Di Sarli avait ce tango en tête depuis quelque temps, mais il lui manquait des paroles, un titre… et un chanteur qui ensemble puissent donner corps à sa musique. Le texte et le titre, il va les trouver auprès d’Hector Marco que Cayetano Puglisi venait de lui présenter. Ensemble, dans un bar de Tucuman et Maipu, Di Sarli entreprit Marco d’un tango auquel celui-ci répondit : « il va s’appeler Corazón ».
Mais encore fallait-il trouver un chanteur capable d’interpréter avec toute l’émotion nécessaire les souffrances du cœur humain exprimées dans les paroles de Marco. Or Di Sarli avait rencontré l’année précédente un très jeune chanteur, – Roberto Rufino avait 16 ans – embauché dès qu’il l’avait entendu chanter « Alma de bohemio ». Et c’est à ce tout jeune homme qu’il va confier ce défi.

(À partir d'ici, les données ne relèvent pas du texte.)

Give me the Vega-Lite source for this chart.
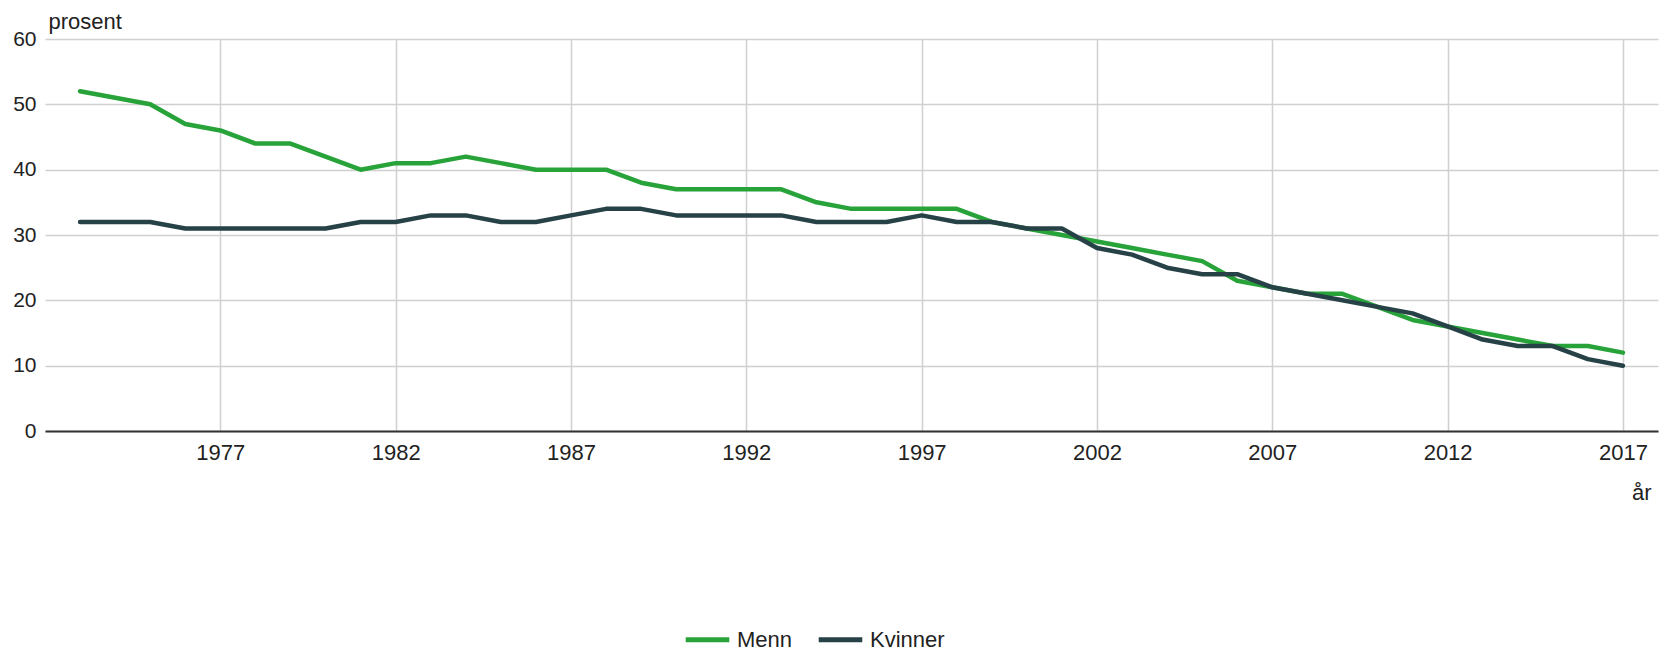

Cette double collaboration va donner lieu à un tango parmi les plus célèbres de Di Sarli. Ce sera aussi le début d’une fructueuse collaboration avec Marco qui deviendra son parolier emblématique et avec Rufino qui, après ce premier enregistrement, fera 55 enregistrements avec le maestro.
Voilà un tango qui pourra laisser perplexe sur la manière de danser les mesures initiales de la première section (et ses répétitions). Après deux accords introductifs au piano, on est plongé dans un jeu rapide des violons – staccato et à la croche – où on pourrait retrouver l’influence de Fresedo que Di Sarli a fréquenté à ses débuts. Après ces deux premières phrases très rythmiques, les bandonéons développent brièvement la mélodie soutenue par trois syncopes successives (0’17 à 0’21). Particulièrement audibles ici, elles se répéteront à plusieurs endroits. Enfin, la mélodie est rendue aux violons qui terminent la première section.

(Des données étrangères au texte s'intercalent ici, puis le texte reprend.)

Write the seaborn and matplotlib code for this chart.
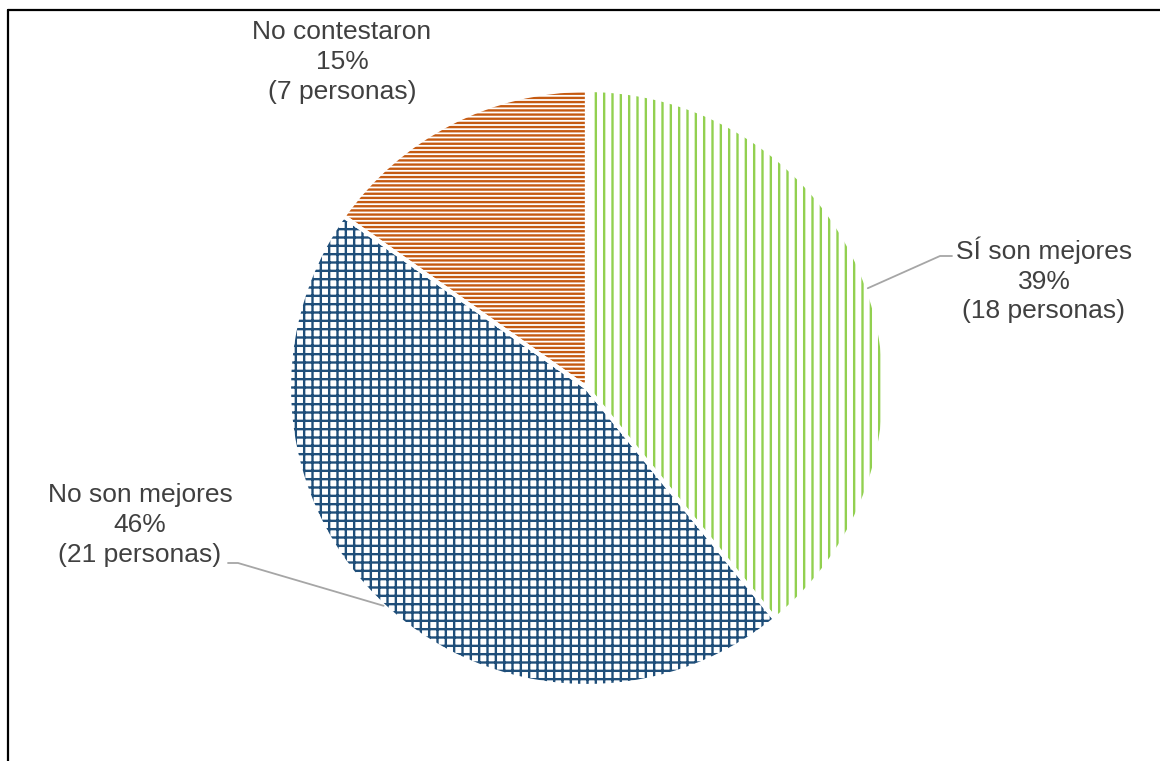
import numpy as np
import matplotlib
matplotlib.use("Agg")
import matplotlib.pyplot as plt
from matplotlib.lines import Line2D
import seaborn as sns

# Survey answers
categories = ["SÍ son mejores", "No son mejores", "No contestaron"]
personas = [18, 21, 7]
porcentajes = [39, 46, 15]
colores = ["#92D050", "#1F4E79", "#C55A11"]
tramas = ["||", "++", "----"]

sns.set_theme(style="white")
plt.rcParams["font.family"] = ["Liberation Sans", "DejaVu Sans"]
plt.rcParams["hatch.linewidth"] = 1.7

W, H = 1160, 761
fig = plt.figure(figsize=(W / 100, H / 100), dpi=100)
fig.patch.set_facecolor("white")

# pie centre and radius in pixels
cx, cy, r = 587, 388, 298
ax = fig.add_axes([(cx - r) / W, (H - cy - r) / H, 2 * r / W, 2 * r / H])

# hatched wedges (hatch takes the edge colour)
wedges, _ = ax.pie(personas, startangle=90, counterclock=False, radius=1,
                   colors=["white"] * 3, wedgeprops=dict(linewidth=0))
for w, c, h in zip(wedges, colores, tramas):
    w.set_edgecolor(c)
    w.set_hatch(h)

# white separators between wedges
ax.pie(personas, startangle=90, counterclock=False, radius=1,
       wedgeprops=dict(facecolor="none", edgecolor="white", linewidth=3))

ax.set_xlim(-1, 1)
ax.set_ylim(-1, 1)
ax.set_aspect("equal")
ax.axis("off")

txt_color = "#404040"
lead_color = "#A6A6A6"


def px(x, y):
    return x / W, 1 - y / H


# label block centres and leader elbows (pixels)
label_pos = [(1044, 280), (140, 525), (342, 62)]
elbows = [((940, 256), (952, 256)), ((238, 563), (228, 563)), None]

total = sum(personas)
start = 90.0
for i, (cat, pct, n) in enumerate(zip(categories, porcentajes, personas)):
    span = 360.0 * n / total
    mid = np.deg2rad(start - span / 2)
    start -= span
    lx, ly = label_pos[i]
    fig.text(*px(lx, ly), f"{cat}\n{pct}%\n({n} personas)", ha="center",
             va="center", multialignment="center", fontsize=19,
             color=txt_color, linespacing=1.3)
    if elbows[i] is not None:
        (ex, ey), (hx, hy) = elbows[i]
        wx = cx + r * np.cos(mid)
        wy = cy - r * np.sin(mid)
        xs = [wx, ex, hx]
        ys = [wy, ey, hy]
        fig.add_artist(Line2D([x / W for x in xs], [1 - y / H for y in ys],
                              color=lead_color, lw=1.3))

# outer frame
fig.add_artist(Line2D([8 / W, 8 / W], [0, 1 - 10 / H], color="black", lw=1.6))
fig.add_artist(Line2D([8 / W, 1], [1 - 10 / H, 1 - 10 / H], color="black", lw=1.6))

fig.savefig("out.png", dpi=100, facecolor="white")
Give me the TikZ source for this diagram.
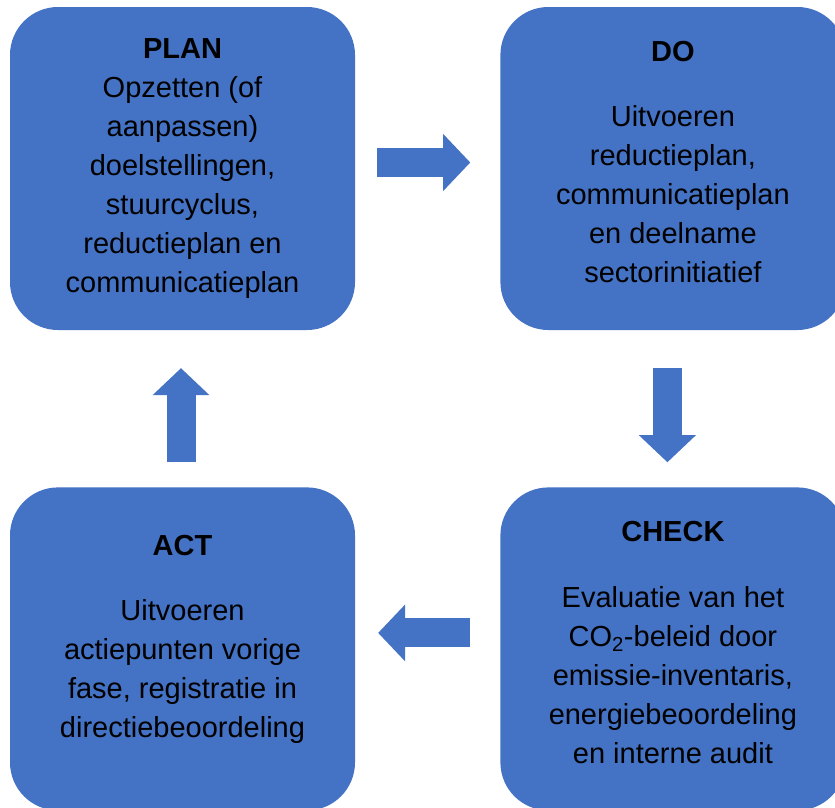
\documentclass[tikz,border=0pt]{standalone}
\usepackage{fontspec}
\setmainfont{Liberation Sans}
\usetikzlibrary{positioning,arrows.meta}
\definecolor{phaseblue}{HTML}{4472C4}

\begin{document}
\begin{tikzpicture}[
    every node/.style={font=\fontsize{29}{39}\selectfont, align=center},
    phase/.style={
      fill=phaseblue, draw=none, rounded corners=48pt,
      minimum width=345pt, minimum height=323pt, inner sep=0pt
    },
    flow/.style={
      draw=phaseblue, line width=29pt,
      -{Triangle[length=27pt, width=57pt, line width'=0pt]}
    }
  ]
  \useasboundingbox (0,0) rectangle (835pt,-807pt);

  % ---------- de vier fasen -------------
  \node[phase] (plan) at (182.5pt,-168.5pt)
    {\textbf{PLAN}\\Opzetten (of\\aanpassen)\\doelstellingen,\\stuurcyclus,\\reductieplan en\\communicatieplan};
  \node[phase, right=145pt of plan, text depth=14pt] (do)
    {\textbf{DO}\\[26pt]Uitvoeren\\reductieplan,\\communicatieplan\\en deelname\\sectorinitiatief};
  \node[phase, below=157pt of do, text depth=14pt] (check)
    {\textbf{CHECK}\\[27pt]Evaluatie van het\\CO\textsubscript{2}-beleid door\\emissie-inventaris,\\energiebeoordeling\\en interne audit};
  \node[phase, left=145pt of check, text depth=26pt] (act)
    {\textbf{ACT}\\[26pt]Uitvoeren\\actiepunten vorige\\fase, registratie in\\directiebeoordeling};

  % ---------- blokpijlen tussen de fasen -------------
  \draw[flow, shorten <=22pt, shorten >=30pt] ([yshift=6pt]plan.east) -- ([yshift=6pt]do.west);
  \draw[flow, shorten <=38pt, shorten >=25pt] ([xshift=-5.5pt]do.south) -- ([xshift=-5.5pt]check.north);
  \draw[flow, shorten <=30pt, shorten >=23pt] ([yshift=16pt]check.west) -- ([yshift=16pt]act.east);
  \draw[flow, shorten <=25pt, shorten >=38pt] ([xshift=-1.5pt]act.north) -- ([xshift=-1.5pt]plan.south);

\end{tikzpicture}
\end{document}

La seconde section est beaucoup plus mélodique dans ses trois premières phrases puis se termine à nouveau par un passage staccato. On trouve ici l’alternance caractéristique mélodie rythmique – mélodie cantabile – que l’on retrouvera en permanence chez Di Sarli.
Les deux sections suivantes sont dominées par la performance chantée de Rufino à la voix claire et la diction impeccable qui traduit au mieux toute l’émotion des paroles. Si on arrive à s’en détacher, on pourra entendre le marcato caractéristique de Di Sarli avec un appui sur les temps 1 et 3 de chaque mesure, clairement rendu par le jeu magnifique de la contrebasse.
La dernière section reprend l’organisation de la première, mais offre au début un rare solo de violon en contre-mélodie. Ensuite les cordes reprennent la main pour terminer en beauté, sans crescendo ni variation, ce qui, avec les embellissements au piano entre les phrases musicales, est aussi une des marques du style de Di Sarli.
Pour une jolie interprétation dansée de Corazón, on pourra regarder la prestation de Sigrid et Murat à Stuttgart en 2018. On peut y voir clairement dans la dernière section comment danser la contre-mélodie. Prestation de Sigrid & Murat
Il existe une seconde version de Corazón enregistrée en 1955 avec Mario Pomar au chant. Les 15 secondes de plus que dans la version initiale révèlent clairement le ralentissement du tempo que Di Sarli a imprimé à sa musique dès le milieu des années 40.